President Obama’s Office of Management and Budget (OMB) now projects that the deficit for Fiscal Year 2014 (which ends September 30) will be $583 billion. This is $66 billion lower than the $649 billion 2014 deficit projected by OMB in March of this year, and $91 billion higher than the $492 billion 2014 deficit projected by the Congressional Budget Office (CBO) in April.
OMB further projects that the enactment of the President’s policies would result in a deficit of $525 billion next year (FY 2015). While that amount is slightly lower than the deficit projected for 2014, it is $56 billion above the CBO’s baseline deficit projection. This primarily results because the President continues to request an additional $56 billion in discretionary spending for 2015 above the amount in the Ryan-Murray spending agreement he signed last year.
Over the next 10 years, the President’s budget would produce cumulative deficits of $5.5 trillion, which is a reduction of $1.4 trillion over amounts that would occur under OMB’s baseline, adjusted to set Overseas Contingency Operations funding at requested levels.
The President’s policies would result in a gross debt of $25.5 trillion at the end of fiscal year 2024, an increase of $8.8 trillion (53 percent) from the $16.7 trillion where it stood at the end of last year. This is little changed from the debt of $26.9 trillion that would occur in the absence of the President’s policies.
The modest reduction in deficits and debt claimed in the budget are accompanied by significant increases in federal spending. Annual federal expenditures over the decade will rise from $3.6 trillion today to $5.9 trillion 10 years from now. Spending on entitlements would grow by 76 percent, and spending on interest on the debt would almost quadruple, rising from $224 billion today to $804 billion in 2024. Over the 10 years taken as a whole, spending under the President’s policies are $436 billion above the adjusted baseline.
Tax increases of $1.8 trillion over 10 years are even greater than the $436 billion spending increase. Consequently, all of the deficit reduction claimed by the President is therefore the direct result of tax increases rather than spending restraint.
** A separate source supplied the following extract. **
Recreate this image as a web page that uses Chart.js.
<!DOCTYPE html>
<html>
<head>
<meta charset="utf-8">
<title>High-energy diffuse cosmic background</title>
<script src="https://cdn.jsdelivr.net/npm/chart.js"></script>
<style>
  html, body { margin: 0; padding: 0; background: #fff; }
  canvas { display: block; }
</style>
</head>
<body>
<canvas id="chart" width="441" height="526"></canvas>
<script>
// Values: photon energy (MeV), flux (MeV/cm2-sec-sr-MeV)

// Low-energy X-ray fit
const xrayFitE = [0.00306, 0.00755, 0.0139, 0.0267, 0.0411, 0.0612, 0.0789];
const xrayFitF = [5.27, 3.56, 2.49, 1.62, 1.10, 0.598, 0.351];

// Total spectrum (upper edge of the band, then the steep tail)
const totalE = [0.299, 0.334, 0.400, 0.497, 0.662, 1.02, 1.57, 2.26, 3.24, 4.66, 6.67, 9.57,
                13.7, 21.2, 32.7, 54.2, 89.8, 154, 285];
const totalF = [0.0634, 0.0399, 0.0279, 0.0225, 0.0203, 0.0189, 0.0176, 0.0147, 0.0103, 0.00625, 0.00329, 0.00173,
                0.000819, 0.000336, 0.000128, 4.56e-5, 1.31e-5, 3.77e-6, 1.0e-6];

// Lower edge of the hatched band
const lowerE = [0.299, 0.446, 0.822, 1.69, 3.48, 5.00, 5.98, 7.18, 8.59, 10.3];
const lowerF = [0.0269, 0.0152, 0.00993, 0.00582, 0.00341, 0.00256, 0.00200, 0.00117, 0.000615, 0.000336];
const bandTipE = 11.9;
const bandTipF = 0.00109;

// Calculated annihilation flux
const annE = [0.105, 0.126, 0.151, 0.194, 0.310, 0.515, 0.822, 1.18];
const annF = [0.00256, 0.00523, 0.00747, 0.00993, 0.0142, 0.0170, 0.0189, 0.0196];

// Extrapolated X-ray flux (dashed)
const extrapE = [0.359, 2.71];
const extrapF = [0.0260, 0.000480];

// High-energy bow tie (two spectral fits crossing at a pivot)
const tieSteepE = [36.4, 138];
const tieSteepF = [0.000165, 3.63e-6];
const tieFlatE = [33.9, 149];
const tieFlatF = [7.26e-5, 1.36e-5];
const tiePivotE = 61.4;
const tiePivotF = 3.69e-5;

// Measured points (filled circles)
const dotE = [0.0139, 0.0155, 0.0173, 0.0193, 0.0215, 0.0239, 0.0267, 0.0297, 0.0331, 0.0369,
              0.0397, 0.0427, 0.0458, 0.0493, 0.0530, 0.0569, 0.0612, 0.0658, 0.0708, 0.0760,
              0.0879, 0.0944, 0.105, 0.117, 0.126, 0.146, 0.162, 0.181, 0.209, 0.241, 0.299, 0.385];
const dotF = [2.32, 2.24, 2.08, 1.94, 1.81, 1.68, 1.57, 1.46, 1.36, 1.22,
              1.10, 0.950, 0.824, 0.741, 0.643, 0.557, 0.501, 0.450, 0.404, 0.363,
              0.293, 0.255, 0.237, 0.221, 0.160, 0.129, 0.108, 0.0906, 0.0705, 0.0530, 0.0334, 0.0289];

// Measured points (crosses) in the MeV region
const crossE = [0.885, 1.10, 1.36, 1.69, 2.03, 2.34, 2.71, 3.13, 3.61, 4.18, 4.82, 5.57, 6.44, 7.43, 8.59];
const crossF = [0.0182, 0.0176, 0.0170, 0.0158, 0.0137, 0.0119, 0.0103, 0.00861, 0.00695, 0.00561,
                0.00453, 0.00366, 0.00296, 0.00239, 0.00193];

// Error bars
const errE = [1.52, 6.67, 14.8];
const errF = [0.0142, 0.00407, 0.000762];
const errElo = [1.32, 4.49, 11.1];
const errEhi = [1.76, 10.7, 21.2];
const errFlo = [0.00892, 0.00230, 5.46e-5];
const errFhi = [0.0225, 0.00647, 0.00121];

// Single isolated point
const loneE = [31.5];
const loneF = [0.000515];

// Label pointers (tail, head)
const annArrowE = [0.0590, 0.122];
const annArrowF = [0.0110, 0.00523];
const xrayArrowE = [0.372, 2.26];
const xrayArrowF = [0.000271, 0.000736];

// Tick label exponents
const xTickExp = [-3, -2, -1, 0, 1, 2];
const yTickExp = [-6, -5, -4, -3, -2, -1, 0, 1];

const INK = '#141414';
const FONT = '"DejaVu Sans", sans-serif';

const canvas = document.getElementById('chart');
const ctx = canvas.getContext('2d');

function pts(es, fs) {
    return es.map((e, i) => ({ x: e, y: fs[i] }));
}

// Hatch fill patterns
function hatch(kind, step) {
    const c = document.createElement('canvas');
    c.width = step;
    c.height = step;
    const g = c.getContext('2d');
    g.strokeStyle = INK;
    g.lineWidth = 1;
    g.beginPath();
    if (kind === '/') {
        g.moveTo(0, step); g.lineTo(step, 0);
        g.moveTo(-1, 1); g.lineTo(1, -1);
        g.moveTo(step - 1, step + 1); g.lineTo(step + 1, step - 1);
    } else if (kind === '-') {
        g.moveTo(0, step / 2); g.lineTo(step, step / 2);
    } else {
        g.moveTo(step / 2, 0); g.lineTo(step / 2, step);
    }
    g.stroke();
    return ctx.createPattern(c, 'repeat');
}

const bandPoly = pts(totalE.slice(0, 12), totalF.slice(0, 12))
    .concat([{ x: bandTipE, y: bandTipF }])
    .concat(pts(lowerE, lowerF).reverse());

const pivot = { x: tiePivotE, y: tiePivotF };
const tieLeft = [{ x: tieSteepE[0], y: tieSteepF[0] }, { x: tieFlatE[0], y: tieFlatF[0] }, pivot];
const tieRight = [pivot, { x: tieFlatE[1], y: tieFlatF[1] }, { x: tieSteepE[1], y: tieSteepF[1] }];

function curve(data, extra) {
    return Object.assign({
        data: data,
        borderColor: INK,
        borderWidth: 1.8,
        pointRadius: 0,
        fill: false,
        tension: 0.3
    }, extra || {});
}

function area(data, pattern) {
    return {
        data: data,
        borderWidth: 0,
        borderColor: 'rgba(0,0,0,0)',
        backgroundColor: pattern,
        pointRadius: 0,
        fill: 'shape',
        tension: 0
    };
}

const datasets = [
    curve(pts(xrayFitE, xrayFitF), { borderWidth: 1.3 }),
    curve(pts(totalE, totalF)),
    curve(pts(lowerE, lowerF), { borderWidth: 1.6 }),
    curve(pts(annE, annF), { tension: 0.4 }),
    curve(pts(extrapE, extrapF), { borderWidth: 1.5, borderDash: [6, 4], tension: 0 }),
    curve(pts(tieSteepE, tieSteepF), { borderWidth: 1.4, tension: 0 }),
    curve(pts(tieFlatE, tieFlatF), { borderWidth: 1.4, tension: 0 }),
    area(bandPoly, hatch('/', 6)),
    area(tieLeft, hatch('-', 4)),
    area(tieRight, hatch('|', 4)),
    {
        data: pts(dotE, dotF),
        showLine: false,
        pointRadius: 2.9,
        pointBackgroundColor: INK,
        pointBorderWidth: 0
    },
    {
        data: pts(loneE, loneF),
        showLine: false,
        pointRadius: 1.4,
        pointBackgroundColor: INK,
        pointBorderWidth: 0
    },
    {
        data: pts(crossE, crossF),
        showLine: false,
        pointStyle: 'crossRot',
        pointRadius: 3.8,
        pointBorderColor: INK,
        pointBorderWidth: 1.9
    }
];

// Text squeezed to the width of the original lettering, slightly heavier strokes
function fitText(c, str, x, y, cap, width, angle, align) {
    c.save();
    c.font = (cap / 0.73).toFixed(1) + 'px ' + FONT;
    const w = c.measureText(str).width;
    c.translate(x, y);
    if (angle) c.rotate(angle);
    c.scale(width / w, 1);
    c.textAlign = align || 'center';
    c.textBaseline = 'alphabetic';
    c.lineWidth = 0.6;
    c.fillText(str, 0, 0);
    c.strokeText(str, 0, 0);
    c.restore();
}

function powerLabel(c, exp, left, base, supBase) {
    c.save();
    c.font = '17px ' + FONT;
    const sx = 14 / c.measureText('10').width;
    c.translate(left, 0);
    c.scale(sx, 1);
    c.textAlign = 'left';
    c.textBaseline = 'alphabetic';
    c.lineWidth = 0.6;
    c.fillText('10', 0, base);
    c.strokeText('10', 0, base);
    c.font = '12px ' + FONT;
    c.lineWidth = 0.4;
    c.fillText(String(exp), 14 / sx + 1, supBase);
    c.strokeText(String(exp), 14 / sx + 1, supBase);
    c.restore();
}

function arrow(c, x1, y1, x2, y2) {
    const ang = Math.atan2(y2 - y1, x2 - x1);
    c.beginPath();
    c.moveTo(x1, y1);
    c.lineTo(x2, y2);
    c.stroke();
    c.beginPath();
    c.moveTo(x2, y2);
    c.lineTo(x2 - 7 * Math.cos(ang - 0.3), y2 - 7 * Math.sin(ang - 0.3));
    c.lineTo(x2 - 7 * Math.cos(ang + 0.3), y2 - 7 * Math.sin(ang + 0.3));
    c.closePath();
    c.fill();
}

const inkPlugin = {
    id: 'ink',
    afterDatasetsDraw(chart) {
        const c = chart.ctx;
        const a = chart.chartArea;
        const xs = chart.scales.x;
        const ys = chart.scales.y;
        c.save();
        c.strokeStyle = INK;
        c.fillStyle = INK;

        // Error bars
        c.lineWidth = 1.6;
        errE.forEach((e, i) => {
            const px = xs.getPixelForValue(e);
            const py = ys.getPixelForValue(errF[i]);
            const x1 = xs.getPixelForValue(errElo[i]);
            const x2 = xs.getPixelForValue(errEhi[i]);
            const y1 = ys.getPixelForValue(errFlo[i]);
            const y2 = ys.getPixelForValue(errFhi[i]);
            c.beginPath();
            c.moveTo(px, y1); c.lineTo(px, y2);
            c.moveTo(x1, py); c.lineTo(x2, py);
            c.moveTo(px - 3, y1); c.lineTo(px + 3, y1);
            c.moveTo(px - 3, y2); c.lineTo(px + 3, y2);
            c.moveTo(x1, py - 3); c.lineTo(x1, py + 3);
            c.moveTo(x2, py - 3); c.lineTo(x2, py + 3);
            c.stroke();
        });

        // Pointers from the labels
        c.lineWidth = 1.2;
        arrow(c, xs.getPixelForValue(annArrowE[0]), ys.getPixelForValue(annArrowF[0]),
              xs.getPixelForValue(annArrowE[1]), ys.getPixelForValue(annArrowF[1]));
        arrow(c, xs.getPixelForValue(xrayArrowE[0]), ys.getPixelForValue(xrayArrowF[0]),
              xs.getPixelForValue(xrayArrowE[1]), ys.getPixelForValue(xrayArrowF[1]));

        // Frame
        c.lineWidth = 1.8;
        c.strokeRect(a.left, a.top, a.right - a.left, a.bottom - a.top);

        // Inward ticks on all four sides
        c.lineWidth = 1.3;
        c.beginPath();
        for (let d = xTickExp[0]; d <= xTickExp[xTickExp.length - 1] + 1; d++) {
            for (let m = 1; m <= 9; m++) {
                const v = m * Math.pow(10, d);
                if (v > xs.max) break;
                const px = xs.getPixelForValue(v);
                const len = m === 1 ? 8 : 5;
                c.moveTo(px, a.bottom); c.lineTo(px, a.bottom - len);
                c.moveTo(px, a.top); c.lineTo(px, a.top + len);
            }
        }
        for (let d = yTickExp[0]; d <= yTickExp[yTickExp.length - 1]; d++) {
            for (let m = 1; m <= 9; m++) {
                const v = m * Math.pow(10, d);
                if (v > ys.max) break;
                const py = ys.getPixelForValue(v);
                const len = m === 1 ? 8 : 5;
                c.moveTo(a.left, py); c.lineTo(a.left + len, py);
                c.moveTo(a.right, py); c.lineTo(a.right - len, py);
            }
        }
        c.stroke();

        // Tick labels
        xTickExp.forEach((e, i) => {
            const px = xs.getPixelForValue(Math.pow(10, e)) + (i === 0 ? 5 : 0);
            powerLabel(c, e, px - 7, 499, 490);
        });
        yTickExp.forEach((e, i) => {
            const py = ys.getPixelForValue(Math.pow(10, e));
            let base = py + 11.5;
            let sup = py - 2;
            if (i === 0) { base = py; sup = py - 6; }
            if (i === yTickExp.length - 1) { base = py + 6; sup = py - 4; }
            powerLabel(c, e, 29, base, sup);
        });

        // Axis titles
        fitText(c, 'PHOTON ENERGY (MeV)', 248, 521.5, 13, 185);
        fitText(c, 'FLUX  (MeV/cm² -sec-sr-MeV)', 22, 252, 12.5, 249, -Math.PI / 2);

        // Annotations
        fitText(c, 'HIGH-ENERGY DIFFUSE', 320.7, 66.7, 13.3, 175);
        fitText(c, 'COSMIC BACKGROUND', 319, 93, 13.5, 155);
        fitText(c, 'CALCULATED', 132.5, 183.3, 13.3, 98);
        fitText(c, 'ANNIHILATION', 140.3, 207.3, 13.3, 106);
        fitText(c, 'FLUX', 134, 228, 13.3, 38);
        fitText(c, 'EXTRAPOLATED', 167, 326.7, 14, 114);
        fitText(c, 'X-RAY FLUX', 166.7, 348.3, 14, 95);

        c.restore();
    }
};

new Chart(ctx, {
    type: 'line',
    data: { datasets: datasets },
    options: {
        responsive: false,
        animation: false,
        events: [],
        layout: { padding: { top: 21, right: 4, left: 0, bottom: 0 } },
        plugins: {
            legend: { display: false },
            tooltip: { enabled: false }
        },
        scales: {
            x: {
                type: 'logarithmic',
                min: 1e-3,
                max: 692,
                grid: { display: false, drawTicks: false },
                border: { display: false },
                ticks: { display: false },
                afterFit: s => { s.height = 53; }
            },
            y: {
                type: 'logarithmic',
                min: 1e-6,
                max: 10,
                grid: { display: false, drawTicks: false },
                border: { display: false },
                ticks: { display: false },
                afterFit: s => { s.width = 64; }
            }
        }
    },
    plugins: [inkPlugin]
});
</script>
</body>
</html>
The tax, spend, and borrow policies in the President’s plan are asserted to result in real economic growth, as measured by Gross Domestic Product (GDP), averaging 2.6 percent per year. However, for the current calendar year, OMB has reduced its growth forecast to 2.4 percent from the 3.1 percent projected just 4 months ago. Inflation is expected to be benign throughout the forecast period (as it was in the submitted budget), rising from 1.8 percent today to 2.3 percent in 2018, and staying at that rate afterwards. Interest rate forecasts are generally lower than they were in March: the 10-year note was expected to reach 5.1 percent in the submitted budget, but now the rate on the 10-year note is only expected to reach 4.8 percent by 2021.